FDA approves diet pill

Drug is first weight loss pill to gain FDA approval in a decade

Published June 27, 2012 5:50PM (EDT)

WASHINGTON (AP) — The Food and Drug Administration has approved Arena Pharmaceutical's anti-obesity pill Belviq, the first new prescription drug for long-term weight loss to enter the U.S. market in over a decade.

The agency cleared the pill Wednesday for adults who are obese or are overweight with at least one medical complication, such as diabetes or high cholesterol.

The FDA denied approval for Arena's drug in 2010 after scientists raised concerns about tumors that developed in animals studied with the drug. The company resubmitted the drug with additional data earlier this year, and the FDA said there was little risk of tumors in humans.

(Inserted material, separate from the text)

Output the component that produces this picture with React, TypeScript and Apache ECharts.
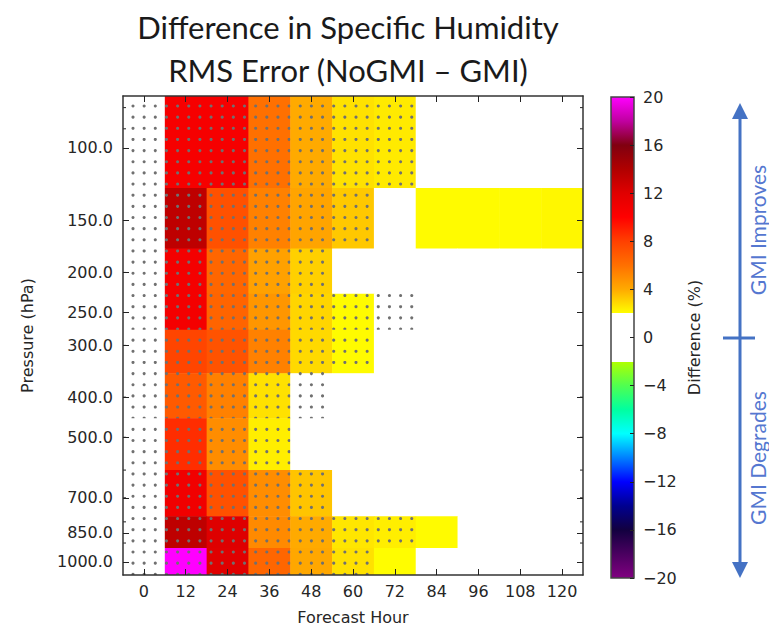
import React, { useEffect, useRef } from "react";
import * as echarts from "echarts";

// ---------- data ----------
const hours = [0, 12, 24, 36, 48, 60, 72, 84, 96, 108, 120];
const levels = [100, 150, 200, 250, 300, 400, 500, 700, 850, 1000];
// pressure cell edges (hPa), top to bottom
const levelEdges = [75, 125, 175, 225, 275, 350, 450, 600, 775, 925, 1075];
const hourHalfWidth = 6;
const pressureTicks = [100, 150, 200, 250, 300, 400, 500, 700, 850, 1000];
const pressureMinorTicks = [80, 90, 200, 300, 400, 500, 600, 700, 800, 900];
const hourTicks = [0, 12, 24, 36, 48, 60, 72, 84, 96, 108, 120];
const colorbarTicks = [-20, -16, -12, -8, -4, 0, 4, 8, 12, 16, 20];

// difference (%) per level (rows) and forecast hour (columns)
const diff100 = [0.6, 10.6, 10.6, 6.0, 4.0, 2.7, 2.5, 0.4, 0.3, 0.2, 0.3];
const diff150 = [0.8, 13.4, 7.3, 5.4, 4.2, 3.3, 1.4, 2.1, 2.1, 2.1, 2.2];
const diff200 = [0.7, 10.7, 6.4, 4.3, 3.1, 1.1, 0.6, 0.2, 0.1, 0.1, 0.2];
const diff250 = [0.7, 10.7, 6.5, 4.7, 3.0, 2.1, 1.5, 0.4, 0.2, 0.1, 0.1];
const diff300 = [0.5, 7.8, 7.2, 5.4, 2.9, 2.1, 1.0, 0.3, 0.2, 0.1, 0.1];
const diff400 = [0.4, 6.9, 5.4, 2.7, 1.3, 0.6, 0.3, 0.2, 0.1, 0.1, 0.1];
const diff500 = [0.3, 8.6, 5.0, 2.4, 0.8, 0.4, 0.2, 0.1, 0.1, 0.1, 0.1];
const diff700 = [0.5, 10.9, 7.3, 5.0, 3.4, 1.0, 0.6, 0.3, 0.2, 0.1, 0.1];
const diff850 = [0.6, 13.4, 12.1, 5.1, 4.0, 2.6, 2.4, 2.1, 0.5, 0.3, 0.2];
const diff1000 = [0.9, 20.0, 12.0, 6.4, 4.1, 2.7, 2.05, 0.4, 0.3, 0.2, 0.1];
const diffRows = [diff100, diff150, diff200, diff250, diff300, diff400, diff500, diff700, diff850, diff1000];

// statistically significant cells (stippled)
const sig100 = [1, 1, 1, 1, 1, 1, 1, 0, 0, 0, 0];
const sig150 = [1, 1, 1, 1, 1, 1, 0, 0, 0, 0, 0];
const sig200 = [1, 1, 1, 1, 1, 0, 0, 0, 0, 0, 0];
const sig250 = [1, 1, 1, 1, 1, 1, 1, 0, 0, 0, 0];
const sig300 = [1, 1, 1, 1, 1, 1, 0, 0, 0, 0, 0];
const sig400 = [1, 1, 1, 1, 1, 0, 0, 0, 0, 0, 0];
const sig500 = [1, 1, 1, 1, 0, 0, 0, 0, 0, 0, 0];
const sig700 = [1, 1, 1, 1, 1, 0, 0, 0, 0, 0, 0];
const sig850 = [1, 1, 1, 1, 1, 1, 1, 0, 0, 0, 0];
const sig1000 = [1, 1, 1, 1, 1, 1, 0, 0, 0, 0, 0];
const sigRows = [sig100, sig150, sig200, sig250, sig300, sig400, sig500, sig700, sig850, sig1000];

// colormap definition (value -> colour); |v| < 2 is white
const cmapStops: [number, string][] = [
  [-20, "#800080"], [-18, "#4a0060"], [-16, "#120040"], [-14, "#000090"], [-12, "#0000ff"],
  [-10, "#0080ff"], [-8, "#00ffff"], [-6, "#00ffa0"], [-4, "#50ff50"], [-2, "#b0ff00"],
  [2, "#ffff00"], [4, "#ffaa00"], [6, "#ff7000"], [8, "#ff4000"], [10, "#ff0000"],
  [12, "#e00000"], [14, "#b00000"], [16, "#800010"], [18, "#c000a0"], [20, "#ff00ff"],
];
const whiteBand = 2;

// ---------- helpers ----------
function hexToRgb(h: string) {
  const n = parseInt(h.slice(1), 16);
  return [(n >> 16) & 255, (n >> 8) & 255, n & 255];
}
function mix(a: string, b: string, t: number) {
  const ca = hexToRgb(a), cb = hexToRgb(b);
  const c = ca.map((v, i) => Math.round(v + (cb[i] - v) * t));
  return `rgb(${c[0]},${c[1]},${c[2]})`;
}
function cmapColor(v: number): string {
  if (v > -whiteBand && v < whiteBand) return "#ffffff";
  if (v <= cmapStops[0][0]) return cmapStops[0][1];
  const last = cmapStops[cmapStops.length - 1];
  if (v >= last[0]) return last[1];
  for (let i = 0; i < cmapStops.length - 1; i++) {
    const [a, ca] = cmapStops[i];
    const [b, cb] = cmapStops[i + 1];
    if (v >= a && v <= b) return mix(ca, cb, (v - a) / (b - a));
  }
  return "#ffffff";
}
const lg = (p: number) => Math.log10(p);
const minus = (s: string) => s.replace("-", "\u2212");

export default function App() {
  const ref = useRef<HTMLDivElement>(null);
  useEffect(() => {
    if (!ref.current) return;
    const chart = echarts.init(ref.current, null, { renderer: "svg" });

    const cellData: number[][] = [];
    diffRows.forEach((row, li) => {
      row.forEach((v, hi) => {
        cellData.push([hours[hi], lg(levels[li]), v, sigRows[li][hi], li]);
      });
    });

    const xMin = hours[0] - hourHalfWidth;
    const xMax = hours[hours.length - 1] + hourHalfWidth;
    const yMin = lg(levelEdges[0]);
    const yMax = lg(levelEdges[levelEdges.length - 1]);

    // colorbar gradient, top (20) to bottom (-20)
    const cbMin = colorbarTicks[0], cbMax = colorbarTicks[colorbarTicks.length - 1];
    const off = (v: number) => (cbMax - v) / (cbMax - cbMin);
    const grad: { offset: number; color: string }[] = [];
    [...cmapStops].reverse().forEach(([v, c]) => {
      if (v === -whiteBand) {
        grad.push({ offset: off(whiteBand), color: "#ffffff" });
        grad.push({ offset: off(-whiteBand), color: "#ffffff" });
      }
      grad.push({ offset: off(v), color: c });
    });

    const tickFont = { fontFamily: "DejaVu Sans", fontSize: 16, color: "#262626" };
    const frame = { show: true, onZero: false, lineStyle: { color: "#333", width: 1.5 } };

    const option: any = {
      animation: false,
      grid: [
        { left: 123, top: 96, width: 460, height: 481 },
        { left: 611, top: 97, width: 23, height: 481 },
      ],
      xAxis: [
        {
          type: "value", gridIndex: 0, min: xMin, max: xMax, position: "bottom", z: 10,
          axisLine: frame, splitLine: { show: false },
          axisTick: { show: true, inside: true, length: 6, customValues: hourTicks, lineStyle: { color: "#222" } },
          axisLabel: { customValues: hourTicks, margin: 8, ...tickFont },
          name: "Forecast Hour", nameLocation: "middle", nameGap: 34,
          nameTextStyle: { fontFamily: "DejaVu Sans", fontSize: 16, color: "#262626" },
        },
        {
          type: "value", gridIndex: 0, min: xMin, max: xMax, position: "top", z: 10,
          axisLine: frame, splitLine: { show: false },
          axisTick: { show: true, inside: true, length: 6, customValues: hourTicks, lineStyle: { color: "#222" } },
          axisLabel: { show: false },
        },
        { type: "value", gridIndex: 1, min: 0, max: 1, show: false },
      ],
      yAxis: [
        {
          type: "value", gridIndex: 0, min: yMin, max: yMax, inverse: true, position: "left", z: 10,
          axisLine: frame, splitLine: { show: false },
          axisTick: { show: true, inside: true, length: 6, customValues: pressureTicks.map(lg), lineStyle: { color: "#222" } },
          axisLabel: {
            customValues: pressureTicks.map(lg), margin: 10, ...tickFont,
            formatter: (v: number) => Math.round(Math.pow(10, v)).toFixed(1),
          },
          name: "Pressure (hPa)", nameLocation: "middle", nameGap: 88, nameRotate: 90,
          nameTextStyle: { fontFamily: "DejaVu Sans", fontSize: 16, color: "#262626" },
        },
        {
          type: "value", gridIndex: 0, min: yMin, max: yMax, inverse: true, position: "right", z: 10,
          axisLine: frame, splitLine: { show: false },
          axisTick: { show: true, inside: true, length: 6, customValues: pressureTicks.map(lg), lineStyle: { color: "#222" } },
          axisLabel: { show: false },
        },
        {
          type: "value", gridIndex: 1, min: cbMin, max: cbMax, interval: 4, position: "right", z: 10,
          axisLine: { show: false, onZero: false }, splitLine: { show: false },
          axisTick: { show: true, inside: true, length: 4, lineStyle: { color: "#222" } },
          axisLabel: { margin: 9, ...tickFont, formatter: (v: number) => minus(String(v)) },
          name: "Difference (%)", nameLocation: "middle", nameGap: 52, nameRotate: 90,
          nameTextStyle: { fontFamily: "DejaVu Sans", fontSize: 16, color: "#262626" },
        },
      ],
      series: [
        {
          type: "custom",
          xAxisIndex: 0, yAxisIndex: 0,
          encode: { x: 0, y: 1 },
          data: cellData,
          clip: true,
          z: 2,
          renderItem: (params: any, api: any) => {
            const h = api.value(0), v = api.value(2), sig = api.value(3), li = api.value(4);
            const p0 = api.coord([h - hourHalfWidth, lg(levelEdges[li])]);
            const p1 = api.coord([h + hourHalfWidth, lg(levelEdges[li + 1])]);
            const x0 = Math.min(p0[0], p1[0]), x1 = Math.max(p0[0], p1[0]);
            const y0 = Math.min(p0[1], p1[1]), y1 = Math.max(p0[1], p1[1]);
            const children: any[] = [
              { type: "rect", shape: { x: x0, y: y0, width: x1 - x0 + 0.5, height: y1 - y0 + 0.5 }, style: { fill: cmapColor(v) } },
            ];
            if (sig) {
              // stipple dots on a fixed screen-space lattice; each dot belongs to one cell
              const origin = api.coord([xMin, yMin]);
              const step = 11.15, start = 10;
              const iS = Math.ceil((x0 - origin[0] - start) / step);
              const jS = Math.ceil((y0 - origin[1] - start) / step);
              for (let i = iS; ; i++) {
                const cx = origin[0] + start + i * step;
                if (cx >= x1) break;
                for (let j = jS; ; j++) {
                  const cy = origin[1] + start + j * step;
                  if (cy >= y1) break;
                  children.push({ type: "circle", shape: { cx, cy, r: 1.55 }, style: { fill: "#707070" } });
                }
              }
            }
            return { type: "group", children };
          },
        },
        {
          // minor (log) ticks on the pressure axis, both sides
          type: "custom",
          xAxisIndex: 0, yAxisIndex: 0,
          data: pressureMinorTicks.map((p) => [xMin, lg(p)]),
          z: 5,
          renderItem: (params: any, api: any) => {
            const a = api.coord([xMin, api.value(1)]);
            const b = api.coord([xMax, api.value(1)]);
            return {
              type: "group",
              children: [
                { type: "line", shape: { x1: a[0], y1: a[1], x2: a[0] + 3, y2: a[1] }, style: { stroke: "#222", lineWidth: 1 } },
                { type: "line", shape: { x1: b[0], y1: b[1], x2: b[0] - 3, y2: b[1] }, style: { stroke: "#222", lineWidth: 1 } },
              ],
            };
          },
        },
        {
          type: "custom",
          xAxisIndex: 2, yAxisIndex: 2,
          data: [[0, cbMax]],
          renderItem: (params: any, api: any) => {
            const a = api.coord([0, cbMax]);
            const b = api.coord([1, cbMin]);
            return {
              type: "rect",
              shape: { x: a[0], y: a[1], width: b[0] - a[0], height: b[1] - a[1] },
              style: {
                fill: { type: "linear", x: 0, y: 0, x2: 0, y2: 1, colorStops: grad },
                stroke: "#444", lineWidth: 1.5,
              },
            };
          },
        },
      ],
      graphic: [
        {
          type: "text", x: 348, y: 27,
          style: { text: "Difference in Specific Humidity", fontFamily: "Lato", fontSize: 31, fill: "#1a1a1a", align: "center", verticalAlign: "middle" },
        },
        {
          type: "text", x: 348, y: 70,
          style: { text: "RMS Error (NoGMI \u2013 GMI)", fontFamily: "Lato", fontSize: 31, fill: "#1a1a1a", align: "center", verticalAlign: "middle" },
        },
        { type: "line", shape: { x1: 740, y1: 112, x2: 740, y2: 568 }, style: { stroke: "#4472c4", lineWidth: 3 } },
        { type: "line", shape: { x1: 723, y1: 338, x2: 755, y2: 338 }, style: { stroke: "#4472c4", lineWidth: 3 } },
        { type: "polygon", shape: { points: [[740, 103], [732, 119], [748, 119]] }, style: { fill: "#4472c4" } },
        { type: "polygon", shape: { points: [[740, 578], [732, 562], [748, 562]] }, style: { fill: "#4472c4" } },
        {
          type: "text", x: 757, y: 230, rotation: Math.PI / 2,
          style: { text: "GMI Improves", fontFamily: "Lato", fontSize: 21, fill: "#5577d0", align: "center", verticalAlign: "middle" },
        },
        {
          type: "text", x: 757, y: 458, rotation: Math.PI / 2,
          style: { text: "GMI Degrades", fontFamily: "Lato", fontSize: 21, fill: "#5577d0", align: "center", verticalAlign: "middle" },
        },
      ],
    };
    chart.setOption(option);
    return () => chart.dispose();
  }, []);
  return <div ref={ref} style={{ position: "fixed", left: 0, top: 0, width: 769, height: 630, background: "#fff" }} />;
}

With U.S. obesity rates nearing 35 percent of the adult population, many doctors have called on the FDA to approve new weight loss treatments.

But a long line of prescription weight loss offerings have been associated with safety problems, most notably the fen-phen combination, which was linked to heart valve damage in 1997. The cocktail of phentermine and fenfluramine was a popular weight loss combination prescribed by doctors, though it was never approved by FDA.

In a rare move, the FDA explicitly stated in a press release that Belviq "does not appear to activate" a receptor that was linked to the heart problems seen with fen-phen.

Belviq is one of three experimental weight-loss drugs whose developers have been trying for a second time to win approval, after the FDA shot them all down in 2010 or early 2011 because of serious potential side effects.

Vivus Inc.'s Qnexa is thought to be the most promising of the drugs, achieving the most weight loss. But the FDA has delayed a decision on that pill until July.

Arena's studies showed that patients taking Belviq, known generically as lorcaserin, had modest weight loss. On average patients lost just 3 to 3.7 percent of their starting body weight over a year. About 47 percent of patients without diabetes lost at least 5 percent of their weight or more, which was enough to meet FDA standards for effectiveness. By comparison, average weight loss with Qnexa is 11 percent, with more than 83 percent of patients losing 5 percent of their weight or more.

Side effects with the drug include depression, migraine and memory lapses.

In May a panel of expert advisers to the FDA voted 18-4 to recommend approval of Arena's drug, concluding that its benefits "outweigh the potential risks when used long term" in overweight and obese people.

Arena Pharmaceuticals Inc. is based in San Diego.